4th September 2021.
I see me here. I see me there.
The first three items below were purchased, photographed, catalogued and planted last week. The second trio have been in permanent place for over one hundred and fifty years, yet it has taken me until now to grab some photos. I call it the tortoise effect.
1. Coreopsis Golden Sphere
My sister and I brought mam to Mount Congreve Gardens and while we were having tea, I spotted this from a distance. I abandoned my station to take a closer look, and having taken said closer look, I bought it together with two other plants that had escaped my notice at first glance.
When I got back home, I was thrilled to notice that the pot (yellow, but that’s not important now) is the same as the seven pots-within-a-pot in Joe’s front garden pot. As the summer geraniums are beginning to fade, I swapped one out and popped in the Coreopsis, known also as Tickseed.
2: Leucanthemum (Shasta Daisy)
I can’t believe that the Leucanthemum (Shasta Daisy) escaped my first glance. I’ve placed it within my Central Patio, again swapping it for one of the fading summer annuals. My hope is that it will add colour there for several weeks to come.
3: Pennisetum (Fountain Grass)
The Pennisetum (Fountain Grass) has also been added to Joe’s pot, but I’m not sure that it’s the right place for it. I’ll leave it be for the moment. Later, I’ll repot it to a larger container.
All three new plants have been catalogued. I’m repeating myself. It’s a tactic used by teachers and I’ve been unable to shake it off. Regarding this catalogue, I’ll spend some time during the winter filling out the details. I’ll want information at my fingertips about propagating them. Do I take cuttings? If so, when? Do I propagate them by division? Again, if so, when?
One of the loveliest little apps I use regularly is called Garden Tags. I enter the name of the plant, confirm that I have it in my garden, and hey presto… I get reminders from month to month about how to care for it. I pay a very modest fee for this information.

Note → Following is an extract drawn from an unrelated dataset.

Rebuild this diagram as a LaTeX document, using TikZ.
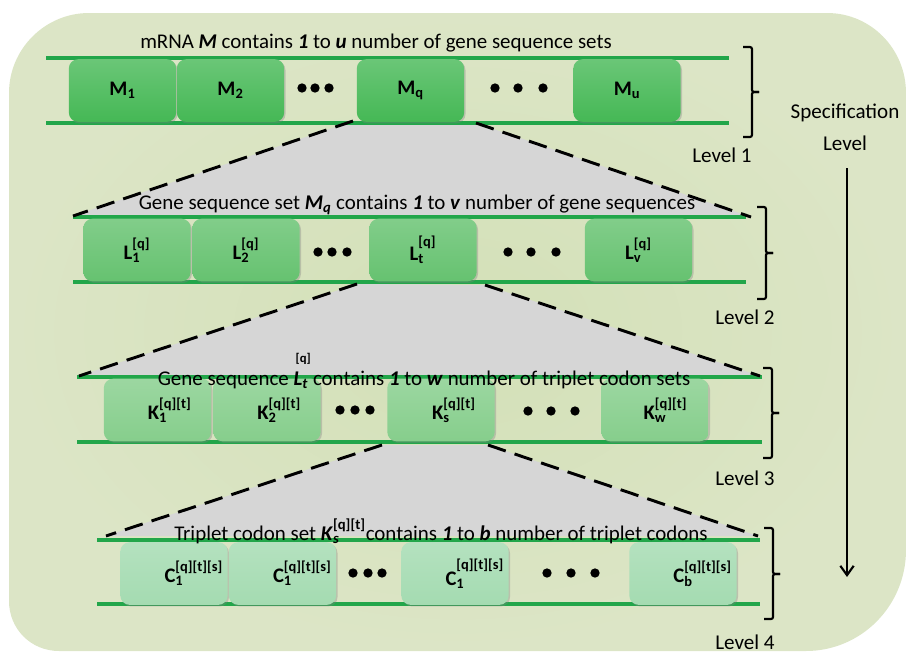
\documentclass[tikz,border=0pt]{standalone}
\usepackage{fontspec}
\setmainfont{Carlito}
\usetikzlibrary{shadows,arrows.meta}
\definecolor{bgc}{HTML}{D3E0B7}
\definecolor{bgo}{HTML}{DCE5C6}
\definecolor{linec}{HTML}{22A64A}
\definecolor{grayc}{HTML}{D6D6D6}
\definecolor{ca}{HTML}{45B855}
\definecolor{cb}{HTML}{66C270}
\definecolor{cc}{HTML}{86CE8C}
\definecolor{cd}{HTML}{A4DBB1}
\newcommand\subsup[3]{#1\rlap{\textsubscript{#2}}\raisebox{0.2em}{\textsuperscript{#3}}}
\newcommand\supsubr[3]{#1\rlap{\raisebox{0.2em}{\textsuperscript{#3}}}\textsubscript{#2}}
\newcommand\bi[1]{\textbf{\textit{#1}}}
\begin{document}
\begin{tikzpicture}[x=0.75pt,y=-0.75pt,
  gbox/.style={rounded corners=7pt, minimum width=80.5pt, minimum height=47pt, inner sep=0pt,
    font=\bfseries\fontsize{15.5}{17}\selectfont,
    drop shadow={shadow xshift=1pt, shadow yshift=-1.2pt, opacity=0.35}},
  boxa/.style={gbox, top color=ca!80!white, bottom color=ca},
  boxb/.style={gbox, top color=cb!82!white, bottom color=cb},
  boxc/.style={gbox, top color=cc!82!white, bottom color=cc},
  boxd/.style={gbox, top color=cd!82!white, bottom color=cd},
  gline/.style={draw=linec, line width=2.4pt},
  dashc/.style={draw=black, line width=2.2pt, dash pattern=on 14pt off 7pt},
  dotn/.style={circle, fill=black, inner sep=0pt, minimum size=7pt},
  brc/.style={draw=black, line width=1.6pt, rounded corners=1.5pt},
  ttl/.style={font=\fontsize{15.7}{17}\selectfont, inner sep=0pt},
  lvl/.style={font=\fontsize{15.8}{17}\selectfont, inner sep=0pt}
]
\useasboundingbox (0,0) rectangle (907,653);
% background
\shade[inner color=bgc, outer color=bgo]
  (9,93) .. controls (9,49) and (45,13) .. (89,13) -- (827,13)
  .. controls (871,13) and (906,49) .. (906,93) -- (906,550)
  .. controls (906,606) and (861,651) .. (806,651) -- (59,651)
  .. controls (31,651) and (9,629) .. (9,601) -- cycle;

% row coordinates
\coordinate (l1a) at (46,58);  \coordinate (l1b) at (729,58);
\coordinate (l1c) at (46,123); \coordinate (l1d) at (729,123);
\coordinate (l2a) at (73,217); \coordinate (l2b) at (746,217);
\coordinate (l2c) at (73,282); \coordinate (l2d) at (746,282);
\coordinate (l3a) at (77,377); \coordinate (l3b) at (762,377);
\coordinate (l3c) at (77,442); \coordinate (l3d) at (762,442);
\coordinate (l4a) at (97,540); \coordinate (l4b) at (760,540);
\coordinate (l4c) at (97,604); \coordinate (l4d) at (760,604);

% zoom trapezoid coordinates
\coordinate (g1a) at (353,121); \coordinate (g1b) at (476,123);
\coordinate (g1c) at (751,217); \coordinate (g1d) at (73,216);
\coordinate (g2a) at (357,284); \coordinate (g2b) at (485,285);
\coordinate (g2c) at (760,376); \coordinate (g2d) at (79,376);
\coordinate (g3a) at (382,445); \coordinate (g3b) at (488,445);
\coordinate (g3c) at (758,536); \coordinate (g3d) at (106,536);

\fill[grayc] (g1a) -- (g1b) -- (g1c) -- (g1d) -- cycle;
\fill[grayc] (g2a) -- (g2b) -- (g2c) -- (g2d) -- cycle;
\fill[grayc] (g3a) -- (g3b) -- (g3c) -- (g3d) -- cycle;

% green lines
\foreach \r in {1,2,3,4}{
  \draw[gline] (l\r a) -- (l\r b);
  \draw[gline] (l\r c) -- (l\r d);
}

% level 1 boxes
\node[boxa] (M1) at (122.5,90.5) {M\textsubscript{1}};
\node[boxa] (M2) at (230.5,90.5) {M\textsubscript{2}};
\node[boxa] (Mq) at (410.5,90.5) {M\textsubscript{q}};
\node[boxa] (Mu) at (627,90.5) {M\textsubscript{u}};
% level 2 boxes
\node[boxb] (L1) at (137,250) {\subsup{L}{1}{[q]}};
\node[boxb] (L2) at (246,250) {\subsup{L}{2}{[q]}};
\node[boxb] (Lt) at (423,250) {L\rlap{\textsubscript{t}}\raisebox{0.35em}{\textsuperscript{[q]}}};
\node[boxb] (Lv) at (638.5,250) {\subsup{L}{v}{[q]}};
% level 3 boxes
\node[boxc] (K1) at (157.5,410) {\supsubr{K}{1}{[q][t]}};
\node[boxc] (K2) at (267,410) {\supsubr{K}{2}{[q][t]}};
\node[boxc] (Ks) at (441,410) {\supsubr{K}{s}{[q][t]}};
\node[boxc] (Kw) at (655,410) {\supsubr{K}{w}{[q][t]}};
% level 4 boxes
\node[boxd] (C1) at (174,573.5) {\supsubr{C}{1}{[q][t][s]}};
\node[boxd] (C2) at (282.5,573.5) {\supsubr{C}{1}{[q][t][s]}};
\node[boxd] (C3) at (455,573.5) {C\rlap{\raisebox{0.45em}{\textsuperscript{[q][t][s]}}}\textsubscript{1}};
\node[boxd] (Cb) at (683,573.5) {\supsubr{C}{b}{[q][t][s]}};

% dots
\node[dotn] (d1a) at (302,88) {}; \node[dotn] (d1b) at (315,88) {}; \node[dotn] (d1c) at (329,88) {};
\node[dotn] (d1d) at (495,88) {}; \node[dotn] (d1e) at (518,88) {}; \node[dotn] (d1f) at (543,88) {};
\node[dotn] (d2a) at (318,252) {}; \node[dotn] (d2b) at (332,252) {}; \node[dotn] (d2c) at (347,252) {};
\node[dotn] (d2d) at (508,252) {}; \node[dotn] (d2e) at (531,252) {}; \node[dotn] (d2f) at (556,252) {};
\node[dotn] (d3a) at (340,410) {}; \node[dotn] (d3b) at (355,410) {}; \node[dotn] (d3c) at (370,410) {};
\node[dotn] (d3d) at (528,411) {}; \node[dotn] (d3e) at (551,411) {}; \node[dotn] (d3f) at (575,411) {};
\node[dotn] (d4a) at (353,573) {}; \node[dotn] (d4b) at (368,573) {}; \node[dotn] (d4c) at (382,573) {};
\node[dotn] (d4d) at (547,573) {}; \node[dotn] (d4e) at (571,573) {}; \node[dotn] (d4f) at (595,573) {};

% dashed zoom lines
\draw[dashc] (g1a) -- (g1d);
\draw[dashc] (g1b) -- (g1c);
\draw[dashc] (g2a) -- (g2d);
\draw[dashc] (g2b) -- (g2c);
\draw[dashc] (g3a) -- (g3d);
\draw[dashc] (g3b) -- (g3c);

% titles
\node[ttl] (t1) at (376,43) {mRNA \bi{M} contains \bi{1} to \bi{u} number of gene sequence sets};
\node[ttl] (t2) at (417,205) {Gene sequence set \bi{M}\textsubscript{\bi{q}} contains \bi{1} to \bi{v} number of gene sequences};
\node[ttl] (t3) at (424,371) {Gene sequence \makebox[0pt][l]{\hspace{0.1em}\raisebox{1.1em}{\bfseries\fontsize{9.5}{10}\selectfont [q]}}\bi{L}\textsubscript{\bi{t}} contains \bi{1} to \bi{w} number of triplet codon sets};
\node[ttl] (t4) at (441,531) {Triplet codon set \bi{K}\rlap{\textsubscript{\bi{s}}}\raisebox{0.2em}{\textsuperscript{\bfseries [q][t]}}contains \bi{1} to \bi{b} number of triplet codons};

% braces
\coordinate (b1t) at (743,47); \coordinate (b1b) at (743,137); \coordinate (b1m) at (759,92);
\coordinate (b2t) at (757,207); \coordinate (b2b) at (757,299); \coordinate (b2m) at (773,253);
\coordinate (b3t) at (763,368); \coordinate (b3b) at (763,458); \coordinate (b3m) at (779,413);
\coordinate (b4t) at (764,528); \coordinate (b4b) at (764,619); \coordinate (b4m) at (780,574);
\foreach \r in {1,2,3,4}{
  \draw[brc] (b\r t) -- ++(9,0) |- (b\r m);
  \draw[brc] (b\r b) -- ++(9,0) |- (b\r m);
}

% level labels
\node[lvl] (lv1) at (722,155) {Level 1};
\node[lvl] (lv2) at (745,317) {Level 2};
\node[lvl] (lv3) at (745,478) {Level 3};
\node[lvl] (lv4) at (745,642) {Level 4};

% specification level arrow
\node[lvl] (spec) at (845,113) {Specification};
\node[lvl] (speclv) at (845,143) {Level};
\coordinate (ar1) at (847,168);
\coordinate (ar2) at (847,577);
\draw[line width=1.6pt, -{Straight Barb[length=7pt,width=10pt]}] (ar1) -- (ar2);
\end{tikzpicture}
\end{document}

Yes, I understand that, as with everything in life, there are two sides to the coin. Realistically, I do adhere to the theory that the best way to check the weather is by looking out the window. However, in this case, a helping hand from technology will be much appreciated.
4: Lady Louisa’s Walk
This is the scene along the banks of the Blackwater, just a few hundred metres south of Lismore Castle. Downstream, it could be said. Lady Louisa Cavendish became the person in charge upon the death of her father in the 1850’s. Being a lady and liking her ladylike walks, she supervised the creation of this peaceful 3km loop walk from the castle. We recreated her morning ritual at midday last Monday.
The backless timber seat is a later addition that hasn’t stood the test of time.
6: The Long Road
Having followed along by the river, the walk veers into shade and back to the town. This stile marks the separation point where a long walk called Saint Declan’s Way continues. It is a pilgrim way stretching from Cashel to Ardmore. For those not familiar with the geography, that’s about 100km. Declan and Lady Louisa part company here. They would have walked the section common to both routes approximately thirteen hundred years apart. Both have left a permanent mark on the local landscape.
This Time Last Year
Excerpt from September 2020:
“I’ve heard it said that men don’t do retirement very comfortably, and there have been times I’ve felt a bit lost, but by and large, I’m very happy not to be clock-watching.”
Here’s the full article, a three minute read: National Garden Exhibition Centre
The Week That Was
- A road map for abolition of Covid restrictions is announced, emphasising personal responsibility. What’s that?, says lots of people whose apple fell very far from the tree.
- Crystal Palace have signed several decent players. Now the task is to get them working together to earn their shillings.
- Mam is returning to Dungarvan after a long summer in Waterford.
- I return to jeans this week, but will keep my shorts at hand. The Indian summer may stretch on a bit.
- I’m shocked. I’d even go so far as to say flabbergasted. Enough said, I’ll say no more. Is binn béal ina thost.
- Cycling: just one 40k spin. Fast and slightly furious, I’m recovering from the shocked state.